When words aren't enough, pictures are. The Complete Photo Guide to Sewing by the Editors of Creative Publishing International shows every technique step by step in clear photography — this is the book to keep open next to the machine, because a photo of a correctly inserted zipper answers questions a paragraph never will.

Then move from repair to construction. The Colette Sewing Handbook by Sarai Mitnick teaches garment sewing as a thoughtful practice — five projects that build real skills in order. Fabric-by-Fabric One-Yard Wonders by Rebecca Yaker gives you dozens of small, fast projects, which matters more than it sounds: finished objects are the fuel that keeps a beginner sewing.

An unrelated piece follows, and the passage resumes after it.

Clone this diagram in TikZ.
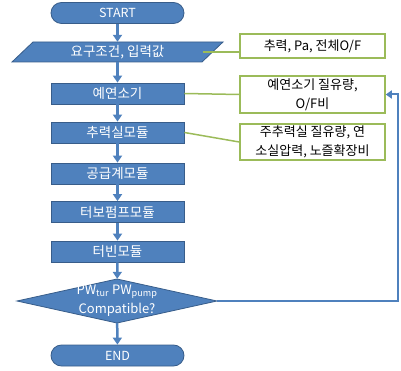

Finally, the boss level: fit. Fit for Real People by Pati Palmer teaches tissue-fitting — adjusting patterns to an actual human body instead of the imaginary one the pattern company drafted for. This is the book that turns "homemade" into "tailored," and it only makes sense once construction is second nature. Read it too early and it's abstract; read it after ten finished garments and every page lands.

The habit: the weekly mend basket

Keep a basket of clothes that need work — loose buttons, popped hems, small tears — and clear one item every week. Mending is the perfect practice loop: real stakes, low cost, ten-minute sessions, and every repair drills a fundamental (hand stitches, seam ripping, matching thread, working with an already-constructed garment). By the time the basket runs empty, machine work will feel routine.

Time and the path

Eight books at a realistic reading-and-practicing pace is roughly 80 hours — spread over months of weekend projects, not a sprint. The order matters more than the speed. Follow the path, or start from the sewing hub. If fit becomes your obsession, the tailoring hub is the natural next climb.

FAQ

Do I need an expensive sewing machine to learn?
No. A basic mechanical machine that sews a reliable straight stitch and zigzag covers everything in the first several books. Skill and fabric choice matter far more than features.
Should I learn hand sewing or machine sewing first?
Learn both in parallel. Hand stitches carry most repairs and mending, while the machine handles construction. The mend-basket habit builds hand skills while your machine projects build the rest.